Regenerative Enterprise Design Consultant

As an entrepreneur and community organizer, I’ve spent 20 years exploring alternative business practices for a more just and sustainable society. I founded the Oklahoma Cooperative Housing Association, a non-profit that managed housing co-ops, owned and operated Om Gardens, an LLC organic gourmet mushroom farm, was on the board of directors of the Oklahoma Food Co-op, and managed membership at The Integral Center, a community for personal development in Boulder, Colorado. I have a Masters Degree from Gaia University in Regenerative Enterprise Design. I am currently doing education and consulting in Norman, Oklahoma.

What are Regenerative Dynamics?

Regenerative Dynamics is a integral design framework that I created and it is also the name of my consultancy. I help individuals, communities, and businesses step beyond sustainability into a new paradigm of abundance. My passion is making big changes that last and that requires both vision and pragmatism. If you want to use your livelihood to make a significant difference in the world, I can help.

What does Regenerative mean?

The sustainability movement rose over the last half century in an attempt to make human activities less destructive. Much progress was made, however, the overall degradation of the planet has continued. At this point, we need more than just sustainability, we need regeneration. We need to turn deserts into forests and provide the disenfranchised means to live up to their full potential. This is an incredibly complex problem, but there is a solution. It’s not a cookie cutter solution, but a set of concepts and tools that can be applied in a wide variety of ways to to change the dynamics of how a system functions on the most fundamental level.

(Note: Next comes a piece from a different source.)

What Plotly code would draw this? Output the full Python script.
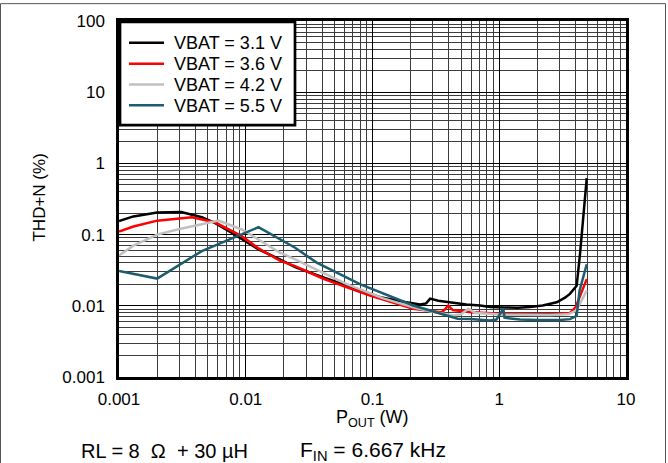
import plotly.graph_objects as go

# ---- data ----
x_31 = [0.001, 0.0013, 0.002, 0.0031, 0.0045, 0.0057, 0.0082, 0.0126, 0.0186, 0.0245, 0.041, 0.07, 0.115,
        0.18, 0.237, 0.265, 0.285, 0.33, 0.434, 0.55, 0.705, 0.85, 1.1, 1.4, 1.75, 2.2, 2.84, 3.3, 3.61,
        4.08, 4.34, 4.6, 4.9]
y_31 = [0.155, 0.18, 0.205, 0.207, 0.175, 0.146, 0.1, 0.062, 0.045, 0.035, 0.025, 0.018, 0.0132,
        0.0113, 0.0104, 0.0108, 0.0126, 0.0118, 0.0111, 0.0104, 0.0101, 0.0096, 0.0095, 0.0094, 0.0096,
        0.0101, 0.0112, 0.013, 0.0147, 0.0191, 0.054, 0.18, 0.62]

x_36 = [0.001, 0.0013, 0.002, 0.0028, 0.00375, 0.0057, 0.0093, 0.0126, 0.0186, 0.0245, 0.041, 0.0955, 0.15,
        0.21, 0.3, 0.35, 0.37, 0.396, 0.43, 0.49, 0.6, 0.8, 1.08, 1.5, 2.0, 2.8, 3.6, 4.0, 4.2, 4.5, 4.9]
y_36 = [0.11, 0.13, 0.157, 0.168, 0.175, 0.149, 0.095, 0.064, 0.043, 0.036, 0.024, 0.0139, 0.011,
        0.0091, 0.0084, 0.0081, 0.0088, 0.0101, 0.0087, 0.0084, 0.0081, 0.0079, 0.0077, 0.0077, 0.0076,
        0.0077, 0.0079, 0.0095, 0.0118, 0.016, 0.0237]

x_42 = [0.001, 0.0013, 0.002, 0.003, 0.0045, 0.0061, 0.0093, 0.0126, 0.0186, 0.0245, 0.0626, 0.12, 0.21,
        0.3, 0.434, 0.5, 0.57, 0.65, 0.8, 1.1, 1.6, 2.5, 3.5, 4.0, 4.3, 4.6, 4.9]
y_42 = [0.051, 0.07, 0.1, 0.12, 0.14, 0.157, 0.118, 0.085, 0.056, 0.045, 0.0202, 0.0128, 0.0095,
        0.0082, 0.0073, 0.0076, 0.0091, 0.0079, 0.0077, 0.0075, 0.0075, 0.0074, 0.0076, 0.0085, 0.0105,
        0.0131, 0.0163]

x_55 = [0.001, 0.002, 0.0045, 0.0126, 0.0245, 0.0363, 0.0796, 0.21, 0.385, 0.47, 0.588, 0.705, 0.845,
        0.95, 1.077, 1.1, 1.46, 2.0, 3.0, 3.61, 4.08, 4.3, 4.6, 4.9]
y_55 = [0.0309, 0.0241, 0.0587, 0.127, 0.0653, 0.0404, 0.0202, 0.0101, 0.0073, 0.0066, 0.0065, 0.0063,
        0.0062, 0.0064, 0.0091, 0.0068, 0.0064, 0.0063, 0.0063, 0.0065, 0.0072, 0.0163, 0.026, 0.0383]

series_names = ["VBAT = 3.1 V", "VBAT = 3.6 V", "VBAT = 4.2 V", "VBAT = 5.5 V"]
series_colors = ["#000000", "#ff0000", "#c0c0c0", "#1d5c6c"]

x_tick_vals = [0.001, 0.01, 0.1, 1, 10]
x_tick_text = ["0.001", "0.01", "0.1", "1", "10"]
y_tick_vals = [0.001, 0.01, 0.1, 1, 10, 100]
y_tick_text = ["0.001", "0.01", "0.1", "1", "10", "100"]

FONT = "Liberation Sans, Arial, Helvetica, sans-serif"

# plot-area geometry in pixels (for paper-coordinate conversions)
L, R, T, B = 119, 626, 18, 377
W_PX, H_PX = R - L, B - T


def px(xp):
    return (xp - L) / W_PX


def py(yp):
    return (B - yp) / H_PX


fig = go.Figure()
for xs, ys, name, col in zip([x_31, x_36, x_42, x_55], [y_31, y_36, y_42, y_55],
                             series_names, series_colors):
    fig.add_trace(go.Scatter(x=xs, y=ys, mode="lines", name=name, showlegend=False,
                             line=dict(color=col, width=2.5)))

axis_common = dict(
    type="log",
    showgrid=True, gridcolor="#000000", gridwidth=1,
    minor=dict(showgrid=True, gridcolor="#3c3c3c", gridwidth=1, dtick="D1", ticks=""),
    showline=True, linecolor="#000000", linewidth=2.5, mirror=True,
    ticks="", zeroline=False,
    tickfont=dict(family=FONT, size=17, color="#000000"),
)

fig.update_layout(
    width=668, height=463,
    margin=dict(l=L, r=668 - R, t=T, b=463 - B),
    paper_bgcolor="white", plot_bgcolor="white",
    font=dict(family=FONT, size=17, color="#000000"),
    xaxis=dict(axis_common, range=[-3, 1], tickvals=x_tick_vals, ticktext=x_tick_text,
               ticklabelstandoff=5),
    yaxis=dict(axis_common, range=[-3, 2], tickvals=y_tick_vals, ticktext=y_tick_text,
               ticklabelstandoff=8),
    showlegend=False,
)

annotations = [
    dict(text="P<sub>OUT</sub> (W)", x=0.5, y=py(419), xref="paper", yref="paper",
         showarrow=False, xanchor="center", yanchor="middle",
         font=dict(family=FONT, size=18, color="#000000")),
    dict(text="THD+N (%)", x=px(40), y=py(196), xref="paper", yref="paper",
         showarrow=False, xanchor="center", yanchor="middle", textangle=-90,
         font=dict(family=FONT, size=17, color="#000000")),
    dict(text="RL = 8\u00a0\u00a0\u03a9\u00a0\u00a0+ 30 \u00b5H", x=px(79), y=py(452),
         xref="paper", yref="paper", showarrow=False, xanchor="left", yanchor="middle",
         font=dict(family=FONT, size=20, color="#000000")),
    dict(text="F<sub>IN</sub> = 6.667 kHz", x=px(298), y=py(452),
         xref="paper", yref="paper", showarrow=False, xanchor="left", yanchor="middle",
         font=dict(family=FONT, size=21, color="#000000")),
]

# legend box drawn in paper coordinates
shapes = [
    dict(type="rect", xref="paper", yref="paper",
         x0=px(120), x1=px(295), y0=py(123), y1=py(19),
         line=dict(color="#000000", width=2.7), fillcolor="white", layer="above"),
]
legend_rows = [40, 61, 82, 103]
for row_y, name, col in zip(legend_rows, series_names, series_colors):
    shapes.append(dict(type="line", xref="paper", yref="paper",
                       x0=px(129), x1=px(164), y0=py(row_y), y1=py(row_y),
                       line=dict(color=col, width=2.5), layer="above"))
    annotations.append(dict(text=name, x=px(172), y=py(row_y + 0.5), xref="paper", yref="paper",
                            showarrow=False, xanchor="left", yanchor="middle",
                            font=dict(family=FONT, size=18, color="#000000")))

# thin grey frame around the whole picture
shapes.append(dict(type="rect", xref="paper", yref="paper",
                   x0=px(0.5), x1=px(665.5), y0=py(470), y1=py(0.5),
                   line=dict(color="#555555", width=1), fillcolor="rgba(0,0,0,0)", layer="below"))

fig.update_layout(annotations=annotations, shapes=shapes)

fig.write_html("out.html")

Regenerative Dynamics can encompass an unlimited number of solutions for environmental, social, and economic redevelopment. However, none of these solutions will be successful if we continue using the same underlying systems that created the problems in the first place. The greatest limiting factor for the sustainability movement is only beginning to be resolved. The very systems that organize people to get things done need to be changed, and it needs to happen fast.

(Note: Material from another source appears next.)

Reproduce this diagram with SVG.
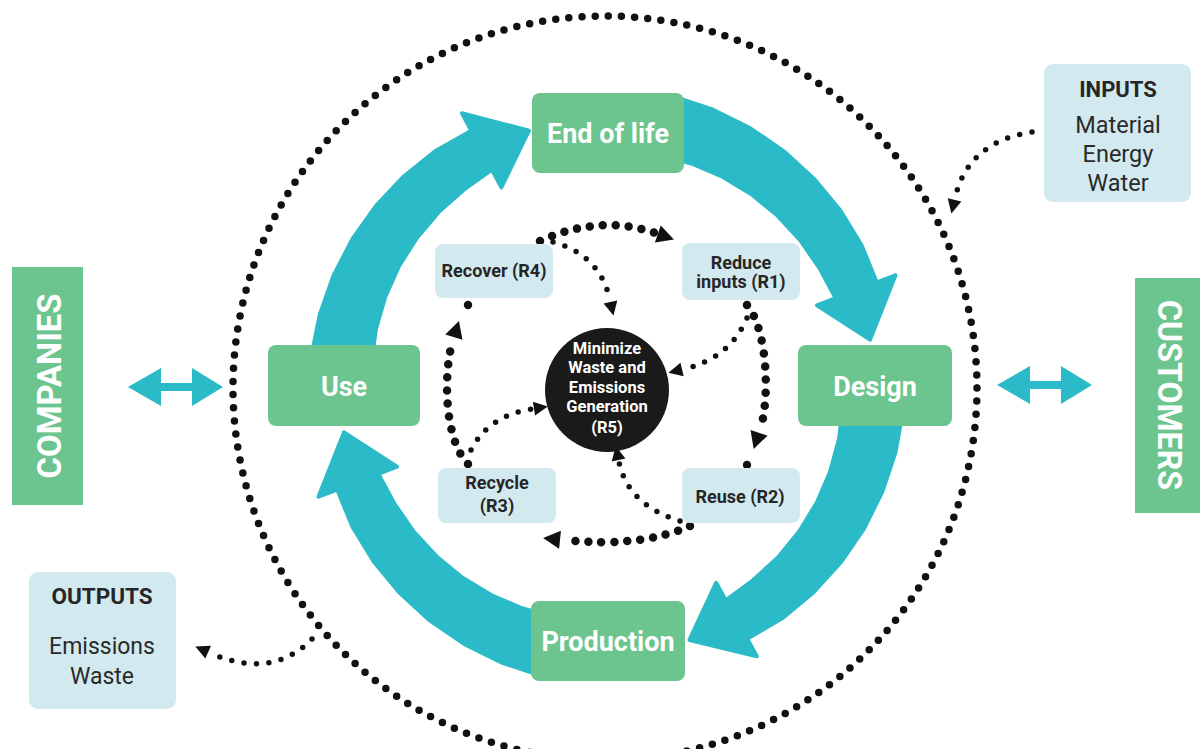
<svg xmlns="http://www.w3.org/2000/svg" width="1200" height="749" viewBox="0 0 1200 749">
<style>
.green{fill:#6cc58e}
.light{fill:#d2eaef}
.gt{font-family:Roboto,'Liberation Sans',Arial,sans-serif;font-weight:700;fill:#fff;text-anchor:middle}
.dt{font-family:Roboto,'Liberation Sans',Arial,sans-serif;font-weight:700;fill:#262626;text-anchor:middle}
.rt{font-family:Roboto,'Liberation Sans',Arial,sans-serif;font-weight:400;fill:#2a2a2a;text-anchor:middle}
.band{fill:#2bbac7;stroke:#2bbac7;stroke-width:4;stroke-linejoin:round}
.big{fill:none;stroke:#111;stroke-width:8.5;stroke-linecap:round;stroke-dasharray:0 13}
.small{fill:none;stroke:#111;stroke-width:5.5;stroke-linecap:round;stroke-dasharray:0 12.5}
.outer{fill:none;stroke:#111;stroke-width:7.5;stroke-linecap:round;stroke-dasharray:0 13.2}
</style>
<defs>
<path id="bandShape" d="M297,0 L293.1,41.2 L283.5,81.3 L268.5,119.6 L248.4,155.2 L223.6,187.7 L194.7,216.2 L161.6,239.6 L172.8,256.2 L104.3,245.8 L125.8,186.5 L137.0,203.1 L162.6,180.5 L185.4,155.6 L204.4,127.7 L219.3,97.6 L229.7,65.9 L235.7,32.9 L237,0 Z"/>
<marker id="ahBig" markerUnits="userSpaceOnUse" markerWidth="26" markerHeight="22" viewBox="0 0 26 22" refX="3" refY="11" orient="auto">
<path d="M6,2 L23,11 L6,20 Z" fill="#111"/>
</marker>
<marker id="ahSmall" markerUnits="userSpaceOnUse" markerWidth="22" markerHeight="18" viewBox="0 0 22 18" refX="3" refY="9" orient="auto">
<path d="M5,2 L19,9 L5,16 Z" fill="#111"/>
</marker>
</defs>
<rect width="1200" height="749" fill="#fff"/>

<g id="connectors">
<circle class="outer" cx="605" cy="388" r="372"/>
<use href="#bandShape" class="band" transform="translate(607,386) rotate(186)"/>
<use href="#bandShape" class="band" transform="translate(607,386) rotate(283)"/>
<use href="#bandShape" class="band" transform="translate(607,386) rotate(5)"/>
<use href="#bandShape" class="band" transform="translate(607,386) rotate(103)"/>
<path class="big" d="M540,241 Q600,214 655,233" marker-end="url(#ahBig)"/>
<path class="big" d="M747,305 C768,330 770,400 760,430" marker-end="url(#ahBig)"/>
<circle cx="747" cy="465" r="4.2" fill="#111"/>
<path class="big" d="M690,526 Q640,548 563,540" marker-end="url(#ahBig)"/>
<path class="big" d="M468,464 C444,440 443,372 453,340" marker-end="url(#ahBig)"/>
<circle cx="468" cy="305" r="4.2" fill="#111"/>
<path class="small" d="M553,242 Q600,255 610,300" marker-end="url(#ahSmall)"/>
<path class="small" d="M747,318 Q730,358 684,369" marker-end="url(#ahSmall)"/>
<path class="small" d="M680,521 Q628,505 619,462" marker-end="url(#ahSmall)"/>
<path class="small" d="M471,450 Q488,416 532,409" marker-end="url(#ahSmall)"/>
<path class="small" d="M1032,132 Q968,142 955,198" marker-end="url(#ahSmall)"/>
<path class="small" d="M312,639 Q272,680 210,653" marker-end="url(#ahSmall)"/>
<polygon fill="#2bbac7" points="128,387 161,368 161,383 192,383 192,368 223,387 192,406 192,391 161,391 161,406"/>
<polygon fill="#2bbac7" points="997,385 1030,366 1030,381 1061,381 1061,366 1092,385 1061,404 1061,389 1030,389 1030,404"/>
</g>

<g id="end-of-life">
<rect class="green" x="532" y="93" width="152" height="80" rx="8"/>
<text class="gt" x="608" y="143" font-size="27">End of life</text>
</g>
<g id="use">
<rect class="green" x="268" y="345" width="152" height="81" rx="8"/>
<text class="gt" x="344" y="396" font-size="27">Use</text>
</g>
<g id="design">
<rect class="green" x="798" y="345" width="154" height="81" rx="8"/>
<text class="gt" x="875" y="396" font-size="27">Design</text>
</g>
<g id="production">
<rect class="green" x="531" y="601" width="154" height="80" rx="8"/>
<text class="gt" x="608" y="651" font-size="27">Production</text>
</g>

<g id="recover">
<rect class="light" x="435" y="244" width="118" height="54" rx="8"/>
<text class="dt" x="494" y="277" font-size="18">Recover (R4)</text>
</g>
<g id="reduce">
<rect class="light" x="682" y="243" width="118" height="57" rx="8"/>
<text class="dt" x="741" y="269" font-size="18">Reduce</text>
<text class="dt" x="741" y="288" font-size="18">inputs (R1)</text>
</g>
<g id="recycle">
<rect class="light" x="438" y="468" width="118" height="55" rx="8"/>
<text class="dt" x="497" y="489" font-size="18">Recycle</text>
<text class="dt" x="497" y="512" font-size="18">(R3)</text>
</g>
<g id="reuse">
<rect class="light" x="682" y="468" width="118" height="55" rx="8"/>
<text class="dt" x="740" y="503" font-size="18">Reuse (R2)</text>
</g>

<g id="minimize">
<circle cx="607" cy="390" r="62" fill="#1a1a1a"/>
<text class="gt" x="607" y="354" font-size="16.5">Minimize</text>
<text class="gt" x="607" y="373" font-size="16.5">Waste and</text>
<text class="gt" x="607" y="393" font-size="16.5">Emissions</text>
<text class="gt" x="607" y="412" font-size="16.5">Generation</text>
<text class="gt" x="607" y="433" font-size="16.5">(R5)</text>
</g>

<g id="companies">
<rect class="green" x="12" y="267" width="71" height="238"/>
<text class="gt" transform="translate(49,386) rotate(-90)" x="0" y="12" font-size="34" textLength="185" lengthAdjust="spacingAndGlyphs">COMPANIES</text>
</g>
<g id="customers">
<rect class="green" x="1135" y="278" width="70" height="235"/>
<text class="gt" transform="translate(1170,395) rotate(90)" x="0" y="12" font-size="34" textLength="190" lengthAdjust="spacingAndGlyphs">CUSTOMERS</text>
</g>

<g id="inputs">
<rect class="light" x="1044" y="64" width="147" height="138" rx="9"/>
<text class="dt" x="1118" y="97" font-size="22">INPUTS</text>
<text class="rt" x="1118" y="133" font-size="23.5">Material</text>
<text class="rt" x="1118" y="162" font-size="23.5">Energy</text>
<text class="rt" x="1118" y="191" font-size="23.5">Water</text>
</g>
<g id="outputs">
<rect class="light" x="29" y="572" width="147" height="137" rx="9"/>
<text class="dt" x="102" y="604" font-size="22.5">OUTPUTS</text>
<text class="rt" x="102" y="654" font-size="23">Emissions</text>
<text class="rt" x="102" y="684" font-size="23">Waste</text>
</g>
</svg>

Businesses, as well as nonprofits and communities can dynamically evolve to optimize social, environmental, and economic benefits if we harness the full potential of the people involved. That requires distributing authority and ownership and empowering people through education and support systems. If this is done effectively, then applying the regenerative dynamics framework will create a roadmap that can be followed, not by top-down implementation, but by coordinated grassroots action by a fully empowered workforce.